BEGIN PROVIDED RECORDS

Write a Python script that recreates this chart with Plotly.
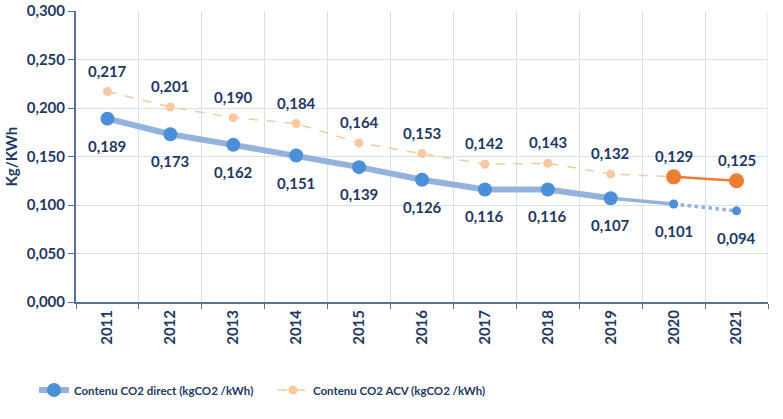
import plotly.graph_objects as go

years = [2011, 2012, 2013, 2014, 2015, 2016, 2017, 2018, 2019, 2020, 2021]
co2_direct = [0.189, 0.173, 0.162, 0.151, 0.139, 0.126, 0.116, 0.116, 0.107, 0.101, 0.094]
co2_acv = [0.217, 0.201, 0.190, 0.184, 0.164, 0.153, 0.142, 0.143, 0.132, 0.129, 0.125]
y_ticks = [0.0, 0.05, 0.10, 0.15, 0.20, 0.25, 0.30]

TXT = "#1F3864"
FONT = "Lato"
BLUE_L = "#93B3DD"
BLUE_M = "#4A8FD8"
ORA_L = "#F8C8A0"
ORA = "#ED7D31"
AXC = "#5A7196"
GRID = "#D9E0EC"

boundaries = [y - 0.5 for y in years] + [years[-1] + 0.5]

fig = go.Figure()

fig.add_trace(go.Scatter(
    x=years[:10], y=co2_acv[:10], mode="lines+markers",
    line=dict(color=ORA_L, width=1.5, dash="dash"),
    marker=dict(color=ORA_L, size=9), showlegend=False))
fig.add_trace(go.Scatter(
    x=years[9:], y=co2_acv[9:], mode="lines+markers",
    line=dict(color=ORA, width=2.5),
    marker=dict(color=ORA, size=15), showlegend=False))

fig.add_trace(go.Scatter(
    x=years[8:10], y=co2_direct[8:10], mode="lines",
    line=dict(color=BLUE_L, width=3.5), showlegend=False))
fig.add_trace(go.Scatter(
    x=years[9:], y=co2_direct[9:], mode="lines+markers",
    line=dict(color=BLUE_L, width=3.5, dash="dot"),
    marker=dict(color=BLUE_M, size=9), showlegend=False))
fig.add_trace(go.Scatter(
    x=years[:9], y=co2_direct[:9], mode="lines+markers",
    line=dict(color=BLUE_L, width=6),
    marker=dict(color=BLUE_M, size=14),
    name="Contenu CO2 direct (kgCO2 /kWh)"))
fig.add_trace(go.Scatter(
    x=[None], y=[None], mode="lines+markers",
    line=dict(color=ORA_L, width=1.5, dash="dash"),
    marker=dict(color=ORA_L, size=9),
    name="Contenu CO2 ACV (kgCO2 /kWh)"))

for yr, v in zip(years, co2_direct):
    fig.add_annotation(x=yr, y=v, text=f"{v:.3f}".replace(".", ","), showarrow=False,
                       yshift=-27, font=dict(family=FONT, size=15, color=TXT, weight="bold"))
for yr, v in zip(years, co2_acv):
    fig.add_annotation(x=yr, y=v, text=f"{v:.3f}".replace(".", ","), showarrow=False,
                       yshift=21, font=dict(family=FONT, size=15, color=TXT, weight="bold"))

fig.add_annotation(xref="paper", yref="paper", x=0, y=0.5, xanchor="center", yanchor="middle",
                   xshift=-66, text="Kg/KWh", textangle=-90, showarrow=False,
                   font=dict(family=FONT, size=15, color=TXT, weight="bold"))

# right-edge category boundary gridline
fig.add_shape(type="line", xref="x", yref="paper", x0=boundaries[-1], x1=boundaries[-1],
              y0=0, y1=1, line=dict(color=GRID, width=1), layer="below")

fig.update_layout(
    width=783, height=419,
    margin=dict(l=76, r=15, t=11, b=117, autoexpand=False),
    paper_bgcolor="white", plot_bgcolor="white",
    separators=", ",
    font=dict(family=FONT, color=TXT, size=13),
    legend=dict(orientation="h", xref="container", yref="container",
                x=0.0434, xanchor="left", y=0.0692, yanchor="middle",
                font=dict(family=FONT, size=11.5, color=TXT, weight="bold"),
                entrywidth=194, entrywidthmode="pixels", traceorder="normal"),
    xaxis=dict(range=[years[0] - 0.5, years[-1] + 0.5], tickvals=years,
               ticktext=[str(y) for y in years], showgrid=False, zeroline=False,
               showline=True, linecolor=AXC, linewidth=2, ticks="", automargin=False,
               minor=dict(tickvals=boundaries, showgrid=True, gridcolor=GRID, gridwidth=1,
                          ticks="outside", ticklen=5, tickcolor=AXC),
               tickangle=-90, tickfont=dict(family=FONT, size=15, color=TXT, weight="bold")),
    yaxis=dict(range=[0, 0.3], tickvals=y_ticks, tickformat=".3f", automargin=False,
               showgrid=True, gridcolor=GRID, gridwidth=1,
               showline=True, linecolor=AXC, linewidth=2,
               ticks="outside", ticklen=6, tickcolor=AXC, zeroline=False,
               tickfont=dict(family=FONT, size=15, color=TXT, weight="bold")),
)

fig.write_html("out.html", config={"displayModeBar": False},
               post_script="document.body.style.margin='0';")
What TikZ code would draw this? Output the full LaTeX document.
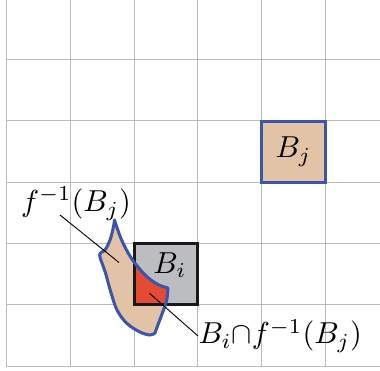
\documentclass[tikz,border=0pt]{standalone}
\usepackage{amsmath}
\definecolor{gridgray}{HTML}{BBBBBB}
\definecolor{tan}{HTML}{E2C3A6}
\definecolor{blobblue}{HTML}{3B55A8}
\definecolor{boxgray}{HTML}{BCBDC0}
\definecolor{isred}{HTML}{E54B33}
\newcommand\myblobpath{(114.5,220) -- plot[smooth,tension=0.6] coordinates {(114.5,220) (120,236) (126,249) (134,262) (146.7,276.5) (158,284.5) (168,288)}
  -- plot[smooth,tension=0.6] coordinates {(168,288) (166.5,301) (162,314) (157.5,326) (155,333)}
  -- plot[smooth,tension=0.6] coordinates {(155,333) (150,335) (140,332) (127,323.5) (117,310) (110.5,291) (105.5,273) (100,257) (101,252.5) (105,250) (110,240) (113.2,228) (114.5,220)} -- cycle}
\begin{document}
\begin{tikzpicture}[x=0.33pt,y=-0.33pt,
  gridline/.style={draw=gridgray, line width=0.5pt},
  sqbox/.style={draw, line width=1pt, minimum width=20.9pt, minimum height=20.2pt, inner sep=0pt},
  leader/.style={draw=black, line width=0.3pt},
  lbl/.style={inner sep=0pt, font=\fontsize{9.9}{11}\selectfont}]
\useasboundingbox (0,0) rectangle (380,371);
% grid
\foreach \x in {6.7,70.3,134.4,197.7,261.7,325.3} \draw[gridline] (\x,0) -- (\x,366.7);
\foreach \y in {59.3,120.7,182.4,243.3,304.7,366.7} \draw[gridline] (6.7,\y) -- (380,\y);
% B_j
\node[sqbox, draw=blobblue, fill=tan, lbl] (Bj) at (293.5,151.8) {$B_j$};
% blob fill
\fill[tan] \myblobpath;
% B_i box
\node[sqbox, draw=none, fill=boxgray] (Bi) at (165.9,274) {};
\begin{scope}
  \clip (134,243.3) rectangle (197.7,304.7);
  \fill[isred] \myblobpath;
\end{scope}
\node[sqbox, draw=black!90] (Biframe) at (165.9,274) {};
\draw[blobblue, line width=1pt, line join=round] \myblobpath;
\node[lbl] (Bilabel) at (170,265) {$B_i$};
% labels and leaders
\node[lbl] (flabel) at (76,204) {$f^{-1}(B_j)$};
\node[lbl, anchor=west] (ilabel) at (198,336) {$B_i{\cap}f^{-1}(B_j)$};
\coordinate (fs) at (60,215);
\coordinate (fe) at (119,262.5);
\coordinate (is) at (149.5,293.3);
\draw[leader] (fs) -- (fe);
\draw[leader] (is) -- (ilabel.west);
\end{tikzpicture}
\end{document}
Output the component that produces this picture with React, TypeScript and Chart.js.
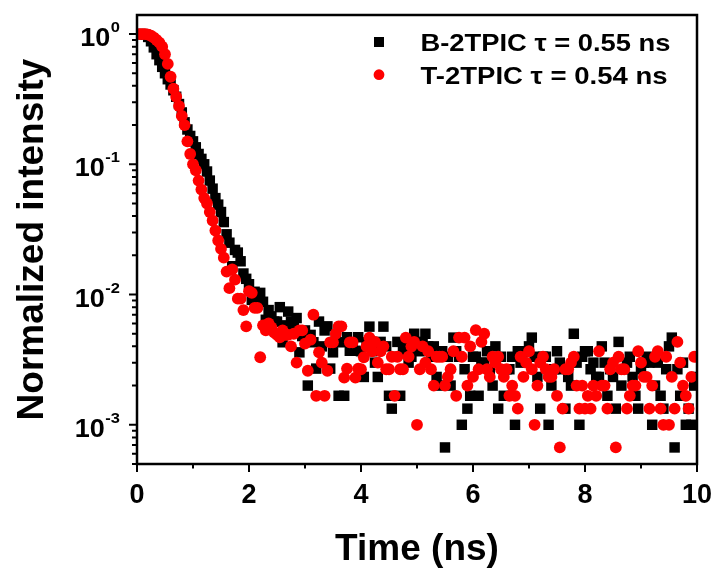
import React, { useEffect, useRef } from 'react';
import { Chart, registerables } from 'chart.js';

Chart.register(...registerables);

// Time axis: one channel every 0.05 ns, first channel at 0.05 ns
const TIME_STEP_NS = 0.05;

// B-2TPIC normalized decay (20 channels per ns)
const B_2TPIC = [
  1.0, 1.0, 0.99, 0.95, 0.88, 0.79, 0.7, 0.63, 0.56, 0.5, 0.45, 0.41, 0.37, 0.33, 0.29, 0.25, 0.21, 0.185, 0.165, 0.15,
  0.135, 0.12, 0.11, 0.1, 0.088, 0.075, 0.065, 0.055, 0.049, 0.043, 0.036, 0.029, 0.025, 0.0165, 0.022, 0.021, 0.018, 0.0145, 0.0132, 0.012,
  0.0091, 0.0105, 0.0095, 0.0103, 0.0088, 0.0064, 0.0076, 0.0068, 0.0062, 0.0062, 0.008, 0.0043, 0.0058, 0.0074, 0.0062, 0.0058, 0.0066, 0.0036, 0.0048, 0.0053,
  0.002, 0.0049, 0.0043, 0.0027, 0.0062, 0.004, 0.0053, 0.0057, 0.0027, 0.0036, 0.0047, 0.00167, 0.0043, 0.00167, 0.0047, 0.0037, 0.004, 0.0037, 0.0047, 0.00367,
  0.00233, 0.0043, 0.00567, 0.00367, 0.003, 0.00233, 0.00433, 0.00567, 0.004, 0.00167, 0.00133, 0.00333, 0.00433, 0.00167, 0.00367, 0.004, 0.003, 0.00333, 0.005, 0.004,
  0.00367, 0.00433, 0.005, 0.004, 0.00333, 0.004, 0.00233, 0.002, 0.00367, 0.00067, 0.00333, 0.002, 0.00467, 0.00367, 0.00333, 0.001, 0.00267, 0.00133, 0.00167, 0.00333,
  0.00333, 0.00167, 0.003, 0.003, 0.00367, 0.00267, 0.002, 0.004, 0.00133, 0.00333, 0.00167, 0.00267, 0.00267, 0.00333, 0.001, 0.00367, 0.003, 0.00367, 0.00367, 0.004,
  0.00467, 0.00333, 0.00233, 0.00133, 0.00333, 0.00333, 0.001, 0.002, 0.00267, 0.00367, 0.003, 0.00267, 0.00133, 0.00233, 0.002, 0.005, 0.003, 0.001, 0.00333, 0.00367,
  0.00367, 0.00267, 0.003, 0.00233, 0.00233, 0.004, 0.003, 0.00167, 0.00267, 0.00233, 0.00133, 0.00433, 0.002, 0.00267, 0.003, 0.00333, 0.00233, 0.00167, 0.00133, 0.00267,
  0.003, 0.00333, 0.003, 0.001, 0.002, 0.003, 0.00167, 0.00133, 0.00267, 0.004, 0.00467, 0.00067, 0.00267, 0.00167, 0.003, 0.001, 0.00133, 0.001, 0.002, 0.00233,
];

// T-2TPIC normalized decay
const T_2TPIC = [
  1.0, 1.0, 1.0, 0.99, 0.97, 0.94, 0.9, 0.86, 0.8, 0.7, 0.59, 0.47, 0.38, 0.33, 0.28, 0.235, 0.2, 0.15, 0.12, 0.1,
  0.09, 0.075, 0.064, 0.055, 0.05, 0.043, 0.037, 0.031, 0.026, 0.0224, 0.0192, 0.015, 0.0112, 0.0156, 0.013, 0.0093, 0.0093, 0.0076, 0.0057, 0.0106,
  0.0103, 0.0079, 0.0079, 0.0033, 0.0058, 0.0053, 0.006, 0.0056, 0.0051, 0.0049, 0.0047, 0.0053, 0.0049, 0.0049, 0.004, 0.005, 0.003, 0.0053, 0.0053, 0.0042,
  0.0026, 0.0045, 0.007, 0.00167, 0.0036, 0.003, 0.00167, 0.0026, 0.0043, 0.0043, 0.005, 0.0057, 0.0057, 0.0023, 0.0027, 0.0043, 0.0043, 0.0023, 0.0027, 0.00267,
  0.0033, 0.004, 0.00467, 0.00367, 0.00433, 0.003, 0.00367, 0.004, 0.00267, 0.00267, 0.00333, 0.00167, 0.00333, 0.00267, 0.00267, 0.00467, 0.00333, 0.004, 0.00433, 0.001,
  0.00267, 0.004, 0.003, 0.00367, 0.00267, 0.002, 0.00333, 0.00333, 0.00333, 0.002, 0.00233, 0.00267, 0.00367, 0.00167, 0.00467, 0.00333, 0.00467, 0.002, 0.004, 0.00233,
  0.00533, 0.00267, 0.00433, 0.005, 0.00267, 0.00233, 0.00333, 0.003, 0.00333, 0.00267, 0.00233, 0.00267, 0.00167, 0.002, 0.00167, 0.00133, 0.00333, 0.00233, 0.003, 0.00367,
  0.00267, 0.001, 0.002, 0.003, 0.00333, 0.00267, 0.00233, 0.00233, 0.00267, 0.00167, 0.00067, 0.00133, 0.00267, 0.00267, 0.003, 0.00333, 0.002, 0.00133, 0.002, 0.00133,
  0.00167, 0.00133, 0.002, 0.00167, 0.00367, 0.002, 0.002, 0.00133, 0.00267, 0.003, 0.00067, 0.00333, 0.00267, 0.00267, 0.00133, 0.00167, 0.002, 0.002, 0.00367, 0.003,
  0.00233, 0.00233, 0.00133, 0.002, 0.00333, 0.00367, 0.00133, 0.001, 0.00333, 0.001, 0.00233, 0.00133, 0.00433, 0.003, 0.002, 0.00167, 0.00133, 0.00233, 0.00333, 0.00333,
];

const SERIES_LABELS = ['B-2TPIC \u03c4 = 0.55 ns', 'T-2TPIC \u03c4 = 0.54 ns'];
const SERIES_COLORS = ['#000000', '#ff0000'];

const X_MIN = 0;
const X_MAX = 10;
const Y_MIN = 5e-4;
const Y_MAX = 1.4;
const X_MAJOR_TICKS = [0, 2, 4, 6, 8, 10];
const X_MINOR_TICKS = [1, 3, 5, 7, 9];
const Y_MAJOR_EXPONENTS = [0, -1, -2, -3];
const Y_MINOR_DECADES = [-4, -3, -2, -1];
const Y_MINOR_MULTIPLIERS = [2, 3, 4, 5, 6, 7, 8, 9];

const X_TITLE = 'Time (ns)';
const Y_TITLE = 'Normalized intensity';

const FONT = '"Liberation Sans", Arial, Helvetica, sans-serif';

function drawText(
  ctx: CanvasRenderingContext2D,
  s: string,
  x: number,
  y: number,
  font: string,
  align: CanvasTextAlign,
  sx = 1,
  rotate = 0,
) {
  ctx.save();
  ctx.font = font;
  ctx.fillStyle = '#000';
  ctx.textAlign = align;
  ctx.textBaseline = 'alphabetic';
  ctx.translate(x, y);
  if (rotate) ctx.rotate(rotate);
  ctx.scale(sx, 1);
  ctx.fillText(s, 0, 0);
  ctx.restore();
}

const decorPlugin = {
  id: 'decor',
  afterDraw(chart: any) {
    const ctx: CanvasRenderingContext2D = chart.ctx;
    const { left, right, top, bottom } = chart.chartArea;
    const xs = chart.scales.x;
    const ys = chart.scales.y;

    ctx.save();
    ctx.strokeStyle = '#000';
    // ticks
    ctx.lineWidth = 2;
    ctx.beginPath();
    X_MAJOR_TICKS.forEach((v) => {
      const px = xs.getPixelForValue(v);
      ctx.moveTo(px, bottom);
      ctx.lineTo(px, bottom + 8);
    });
    X_MINOR_TICKS.forEach((v) => {
      const px = xs.getPixelForValue(v);
      ctx.moveTo(px, bottom);
      ctx.lineTo(px, bottom + 4.5);
    });
    Y_MAJOR_EXPONENTS.forEach((e) => {
      const py = ys.getPixelForValue(Math.pow(10, e));
      ctx.moveTo(left - 8, py);
      ctx.lineTo(left, py);
    });
    Y_MINOR_DECADES.forEach((e) => {
      Y_MINOR_MULTIPLIERS.forEach((m) => {
        const v = m * Math.pow(10, e);
        if (v < Y_MIN || v > Y_MAX) return;
        const py = ys.getPixelForValue(v);
        ctx.moveTo(left - 5, py);
        ctx.lineTo(left, py);
      });
    });
    ctx.stroke();

    // frame
    ctx.lineWidth = 2.5;
    ctx.strokeRect(left, top, right - left, bottom - top);
    ctx.restore();

    // x tick labels
    X_MAJOR_TICKS.forEach((v) => {
      drawText(ctx, String(v), xs.getPixelForValue(v), 503, `bold 27px ${FONT}`, 'center');
    });

    // y tick labels 10^e
    const labelRight = 120;
    Y_MAJOR_EXPONENTS.forEach((e) => {
      const py = ys.getPixelForValue(Math.pow(10, e));
      const expStr = e === 0 ? '0' : '-' + String(-e);
      ctx.save();
      ctx.font = `bold 15px ${FONT}`;
      const expW = ctx.measureText(expStr).width * 1.1;
      ctx.restore();
      drawText(ctx, expStr, labelRight, py - 2, `bold 15px ${FONT}`, 'right', 1.1);
      drawText(ctx, '10', labelRight - expW - 0.5, py + 12, `bold 25px ${FONT}`, 'right', 1.08);
    });

    // axis titles
    drawText(ctx, X_TITLE, (left + right) / 2, 560, `bold 37px ${FONT}`, 'center');
    drawText(ctx, Y_TITLE, 43, (top + bottom) / 2, `bold 37px ${FONT}`, 'center', 1, -Math.PI / 2);

    // legend
    const legendSymbolX = 379;
    const legendTextX = 420.5;
    const baselines = [50.5, 83.5];
    const symbolYs = [42, 74.7];
    ctx.save();
    ctx.fillStyle = SERIES_COLORS[0];
    ctx.fillRect(legendSymbolX - 5, symbolYs[0] - 5, 10, 10);
    ctx.fillStyle = SERIES_COLORS[1];
    ctx.beginPath();
    ctx.arc(legendSymbolX, symbolYs[1], 5.4, 0, Math.PI * 2);
    ctx.fill();
    ctx.restore();
    SERIES_LABELS.forEach((lab, i) => {
      ctx.save();
      ctx.font = `bold 24px ${FONT}`;
      const w = ctx.measureText(lab).width;
      ctx.restore();
      const target = i === 0 ? 250 : 247;
      drawText(ctx, lab, legendTextX, baselines[i], `bold 24px ${FONT}`, 'left', target / w);
    });
  },
};

export default function App() {
  const canvasRef = useRef<HTMLCanvasElement | null>(null);

  useEffect(() => {
    const canvas = canvasRef.current;
    if (!canvas) return;
    const toPoints = (arr: number[]) => arr.map((y, i) => ({ x: (i + 1) * TIME_STEP_NS, y }));

    const chart = new Chart(canvas, {
      type: 'scatter',
      data: {
        datasets: [
          {
            label: SERIES_LABELS[0],
            data: toPoints(B_2TPIC),
            pointStyle: 'rect',
            pointRadius: 7.4,
            pointHoverRadius: 7.4,
            backgroundColor: SERIES_COLORS[0],
            borderWidth: 0,
            order: 2,
            clip: 0,
          } as any,
          {
            label: SERIES_LABELS[1],
            data: toPoints(T_2TPIC),
            pointStyle: 'circle',
            pointRadius: 5.9,
            pointHoverRadius: 5.9,
            backgroundColor: SERIES_COLORS[1],
            borderWidth: 0,
            order: 1,
            clip: 0,
          } as any,
        ],
      },
      options: {
        animation: false,
        responsive: false,
        devicePixelRatio: 1,
        events: [],
        layout: { padding: { top: 15, right: 20, left: 0, bottom: 0 } },
        plugins: { legend: { display: false }, tooltip: { enabled: false } },
        scales: {
          x: {
            type: 'linear',
            min: X_MIN,
            max: X_MAX,
            grid: { display: false },
            border: { display: false },
            ticks: { display: false },
            afterFit: (s: any) => {
              s.height = 106;
            },
          },
          y: {
            type: 'logarithmic',
            min: Y_MIN,
            max: Y_MAX,
            grid: { display: false },
            border: { display: false },
            ticks: { display: false },
            afterFit: (s: any) => {
              s.width = 137;
            },
          },
        },
      } as any,
      plugins: [decorPlugin],
    });

    return () => {
      chart.destroy();
    };
  }, []);

  return (
    <div style={{ position: 'absolute', left: 0, top: 0, width: 717, height: 570, background: '#fff' }}>
      <canvas ref={canvasRef} width={717} height={570} style={{ display: 'block' }} />
    </div>
  );
}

END PROVIDED RECORDS

[EXERCISE OBJECTIVE]
Copy every line of the records above that contains "with".

[FULL SOLUTION]
Write a Python script that recreates this chart with Plotly.
Output the component that produces this picture with React, TypeScript and Chart.js.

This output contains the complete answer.